One related skill I find useful is to steer LLMs in a direction that is easy to verify. For example, I tasked an agent to migrate a codebase from JavaScript to TypeScript. This is usually pretty tedious work. It requires some thinking, but a big part of it is very predictable. The problem is that the agent started to fix type errors by changing the runtime code (adding type guards, null checks, etc.).

This is a case of a common complaint about LLM assisted coding in that it changes your work from "fun coding work" to "annoying review work." Verifying that all these runtime changes don't break something is tedious and to some extent nullifies the benefit of using the tool. In this case, it's simpler to give the LLM guidance like: ignore type errors, do the initial pass, and I'll do the rest. This way, all the changes are just changing imports, file extensions or adding type annotations, which is all trivial to check for runtime behavior changes.


To get back to the original example, it should be pretty clear where the stark contrast is coming from. Some projects just have way less of this predictability to exploit.

I think this is pretty typical for mature codebases. They are big and diverse, many common patterns are abstracted into project-specific abstractions, and most of the work is either debugging obscure and hard to track down issues or trying to figure out how to do a few surgical cuts to squeeze in a new feature into all the existing constraints, many of which are not obvious.

I can relate. After my initial excitement from fixing all the low-hanging fruit in our issue tracker, I had to come to terms with the sad reality that most of our other issues are just not easily fixable with LLMs. After you knock out the low-hanging fruit, most of the work falls back to normal or into figuring out how to transform the problem into something LLM can help with.
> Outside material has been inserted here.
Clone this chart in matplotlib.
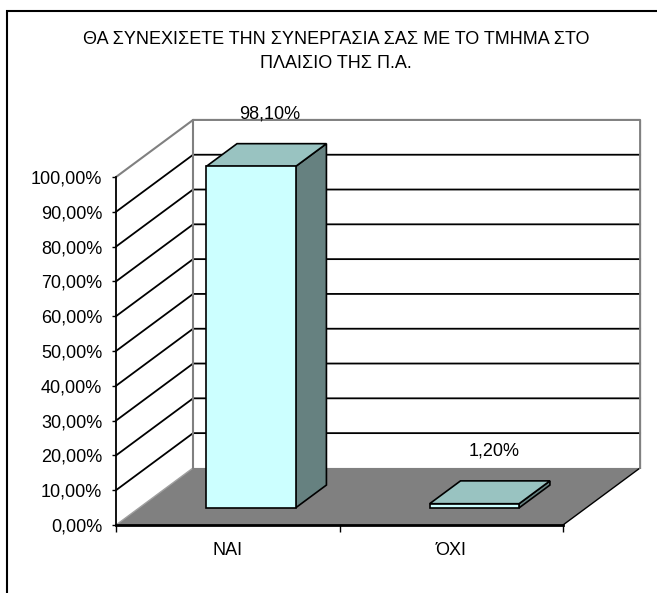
import matplotlib
matplotlib.use("Agg")
import matplotlib.pyplot as plt
from matplotlib.patches import Polygon, Rectangle
from matplotlib.ticker import FuncFormatter

plt.rcParams['font.family'] = ['Liberation Sans', 'DejaVu Sans']

title_lines = ["ΘΑ ΣΥΝΕΧΙΣΕΤΕ ΤΗΝ ΣΥΝΕΡΓΑΣΙΑ ΣΑΣ ΜΕ ΤΟ ΤΜΗΜΑ ΣΤΟ", "ΠΛΑΙΣΙΟ ΤΗΣ Π.Α."]
categories = ["ΝΑΙ", "ΌΧΙ"]
values = [98.10, 1.20]
value_labels = ["98,10%", "1,20%"]
yticks = list(range(0, 101, 10))

# oblique depth offset of the 3d box, in data units (categories, percent)
DX = 0.345
DY = 16.4
BAR_W = 0.4
D0, D1 = 0.3, 0.7

W, H = 657, 593
fig = plt.figure(figsize=(W / 100, H / 100), dpi=100)
ax = fig.add_axes([116 / W, 68 / H, 447 / W, 348 / H])
ax.set_xlim(0, len(categories))
ax.set_ylim(0, 100)
ax.patch.set_visible(False)

def proj(x, v, d):
    return (x + d * DX, v + d * DY)

n = len(categories)
grey = '#808080'

# floor
floor = Polygon([proj(0, 0, 0), proj(n, 0, 0), proj(n, 0, 1), proj(0, 0, 1)],
                closed=True, facecolor=grey, edgecolor='none', clip_on=False, zorder=1)
ax.add_patch(floor)
ax.plot(*zip(proj(n, 0, 0), proj(n, 0, 1)), color='black', lw=1.0, clip_on=False, zorder=2)
ax.plot(*zip(proj(0, 0, 0), proj(0, 0, 1)), color='#a0a0a0', lw=1.0, clip_on=False, zorder=2)

# gridlines on left wall and back wall
for v in yticks[1:-1]:
    ax.plot(*zip(proj(0, v, 0), proj(0, v, 1), proj(n, v, 1)),
            color='black', lw=1.3, clip_on=False, zorder=2)
top = yticks[-1]
ax.plot(*zip(proj(0, top, 0), proj(0, top, 1), proj(n, top, 1), proj(n, 0, 1)),
        color=grey, lw=1.5, clip_on=False, zorder=2)
ax.plot(*zip(proj(0, 0, 1), proj(0, top, 1)), color=grey, lw=1.5, clip_on=False, zorder=2)

# bars
for i, v in enumerate(values):
    x0 = i + 0.5 - BAR_W / 2
    x1 = i + 0.5 + BAR_W / 2
    front = [proj(x0, 0, D0), proj(x1, 0, D0), proj(x1, v, D0), proj(x0, v, D0)]
    side = [proj(x1, 0, D0), proj(x1, 0, D1), proj(x1, v, D1), proj(x1, v, D0)]
    topf = [proj(x0, v, D0), proj(x1, v, D0), proj(x1, v, D1), proj(x0, v, D1)]
    for pts, col in ((side, '#668180'), (topf, '#99C3C1'), (front, '#CCFFFF')):
        ax.add_patch(Polygon(pts, closed=True, facecolor=col, edgecolor='black',
                             lw=1.2, joinstyle='miter', clip_on=False, zorder=4))
    lx, ly = proj(i + 0.5, v, 0.55)
    ax.text(lx, ly + 11, value_labels[i], ha='center', va='center', fontsize=13, zorder=5)

# axes
for s in ('top', 'right'):
    ax.spines[s].set_visible(False)
ax.spines['left'].set_linewidth(1.3)
ax.spines['bottom'].set_linewidth(2.0)
ax.spines['left'].set_zorder(3)
ax.spines['bottom'].set_zorder(3)

ax.set_yticks(yticks)
ax.yaxis.set_major_formatter(FuncFormatter(lambda v, p: f"{v:.2f}".replace('.', ',') + '%'))
ax.tick_params(axis='y', direction='out', length=3, width=1, pad=7, labelsize=13)

ax.set_xticks(range(n + 1))
ax.set_xticklabels([''] * (n + 1))
ax.set_xticks([i + 0.5 for i in range(n)], minor=True)
ax.set_xticklabels(categories, minor=True)
ax.tick_params(axis='x', which='major', direction='out', length=5, width=1)
ax.tick_params(axis='x', which='minor', length=0, pad=12, labelsize=13)

for k, line in enumerate(title_lines):
    fig.text(336 / W, 1 - (43.5 + 24 * k) / H, line, ha='center', va='baseline', fontsize=13)

# chart area frame
fig.add_artist(Rectangle((7 / W, -0.2), 1.2, 1.2 - 11 / H, transform=fig.transFigure,
                         fill=False, edgecolor='black', lw=1.5))

fig.savefig("out.png", dpi=100)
Models will get better, but I think this problem is pretty fundamental. Program is semantic compression of the problem space it tries to tackle. As the program gets older and this approximation approaches optimum, most changes encode properties of the problem space that were previously not known. If something is a predictable part of the problem space, then it'll probably already be in the program. Changes become less predicatable over time.